The two bishops added: “As a national refugee resettlement agency, the USCCB is eager to support displaced Ukrainians in the United States, together with Catholic organizations, parishes and people of goodwill across the country.”
Under the provisions of Uniting for Ukraine, Ukrainians must have been residing in Ukraine as of Feb. 11, have a U.S.-based financial sponsor — either an individual or an entity — have received certain vaccinations and met other public health requirements, and pass a series of background checks and security screenings.
However, Ukrainians seeking to enter at U.S. ports of entry along the U.S.-Mexico border will be denied entry without a valid visa or pre-authorization to travel to the United States.
That last provision caught the eye of Archbishop Gomez and Bishop Dorsonville.
“All persons seeking asylum at our borders must consistently be offered the same opportunities for protection set out in U.S. and international law, in accordance with their God-given dignity,” they said.

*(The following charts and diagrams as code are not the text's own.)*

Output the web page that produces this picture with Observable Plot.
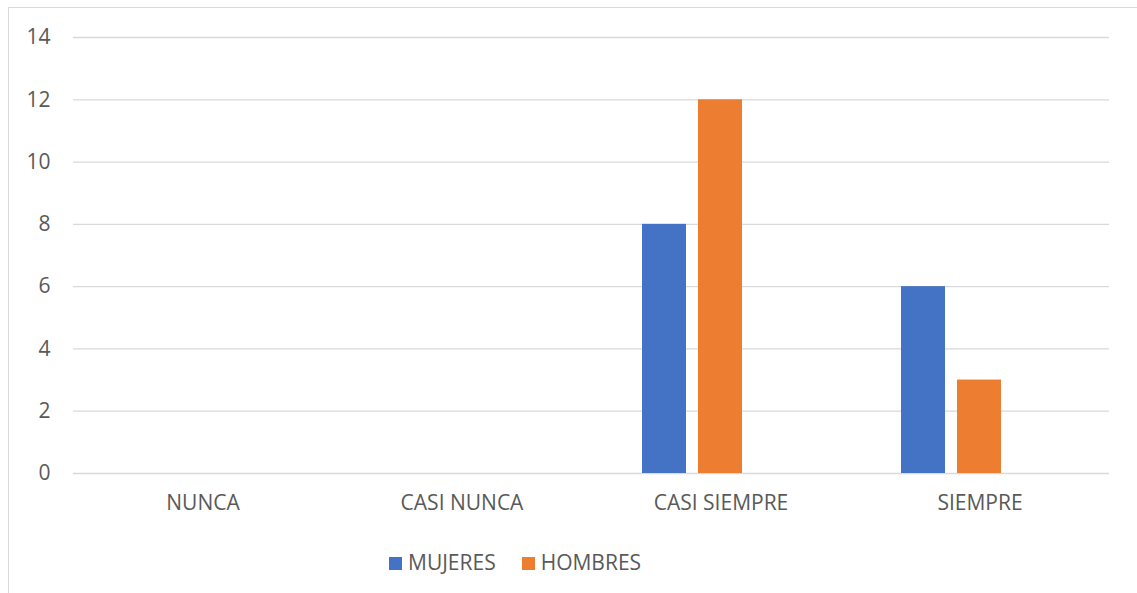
<!DOCTYPE html>
<html><head><meta charset="utf-8">
<script src="https://cdn.jsdelivr.net/npm/d3@7"></script>
<script src="https://cdn.jsdelivr.net/npm/@observablehq/plot@0.6"></script>
<style>
html,body{margin:0;background:#fff;font-family:"Open Sans",sans-serif;overflow:hidden;width:1137px;height:593px;}
#frame{position:absolute;left:8px;top:7px;width:1200px;height:700px;border:1px solid #d9d9d9;box-sizing:border-box;}
#clip{position:absolute;left:0;top:0;width:1137px;height:593px;overflow:hidden;}
#chart{position:absolute;left:0;top:0;}
#legend{position:absolute;left:389px;top:548px;display:flex;align-items:center;font-size:21px;color:#595959;white-space:nowrap;}
.item{display:flex;align-items:center;margin-right:26px;}
.sw{width:13px;height:13px;margin-right:6px;margin-top:3px;}
</style>
</head><body>
<div id="clip"><div id="frame"></div></div>
<div id="chart"></div>
<div id="legend"></div>
<script>
const categories = ["NUNCA", "CASI NUNCA", "CASI SIEMPRE", "SIEMPRE"];
const series = ["MUJERES", "HOMBRES"];
const mujeres = [0, 0, 8, 6];
const hombres = [0, 0, 12, 3];
const colors = ["#4472C4", "#ED7D31"];
const yTicks = [0, 2, 4, 6, 8, 10, 12, 14];

const data = [];
categories.forEach((c, i) => {
  data.push({cat: c, ser: series[0], v: mujeres[i]});
  data.push({cat: c, ser: series[1], v: hombres[i]});
});

const chart = Plot.plot({
  width: 1137,
  height: 530,
  marginTop: 37,
  marginBottom: 57,
  marginLeft: 72,
  marginRight: 27,
  style: {fontSize: "21px", fontFamily: "Open Sans", color: "#595959", background: "transparent"},
  fx: {domain: categories, padding: 0, label: null, axis: "bottom", tickSize: 0, tickPadding: 22},
  x: {domain: [...series, "\u200b"], axis: null, paddingInner: 12/57, paddingOuter: 0.8816},
  y: {domain: [0, 14], ticks: yTicks, label: null, tickSize: 0, tickPadding: 23},
  color: {domain: series, range: colors},
  marks: [
    Plot.gridY(yTicks, {stroke: "#d9d9d9", strokeOpacity: 1, strokeWidth: 1.3}),
    Plot.axisY(yTicks, {tickSize: 0, tickPadding: 23, label: null, fill: "#595959"}),
    Plot.barY(data, {fx: "cat", x: "ser", y: "v", fill: "ser"})
  ]
});
document.getElementById("chart").appendChild(chart);

const legend = document.getElementById("legend");
series.forEach((s, i) => {
  const it = document.createElement("div");
  it.className = "item";
  it.innerHTML = `<span class="sw" style="background:${colors[i]}"></span><span>${s}</span>`;
  legend.appendChild(it);
});
</script>
</body></html>
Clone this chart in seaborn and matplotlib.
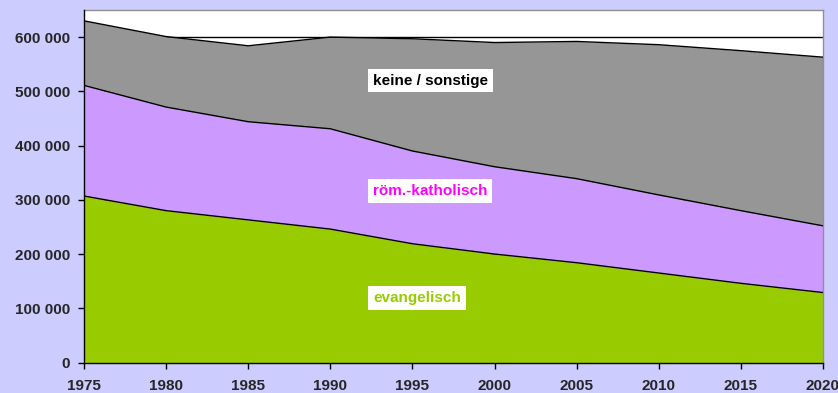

Another concern they had: “This new program does not include authorization for basic services or access to permanent legal status and could unnecessarily strain communities eager to welcome. This is why we and others have requested a more robust use of the resettlement program, both for Ukrainians and other displaced persons, which affords refugees the ability to integrate within American communities, temporarily or as aspiring Americans.”
The two bishops said: “We call on the administration and Congress to work together to ensure Ukrainians seeking refuge in the United States are truly welcomed and receive all of the support that entails. And we ask that this same welcome be extended to those of other nationalities who have fled persecution, violence and disaster, including passage of legislation that would provide our new Afghan neighbors with a pathway to permanent legal status.”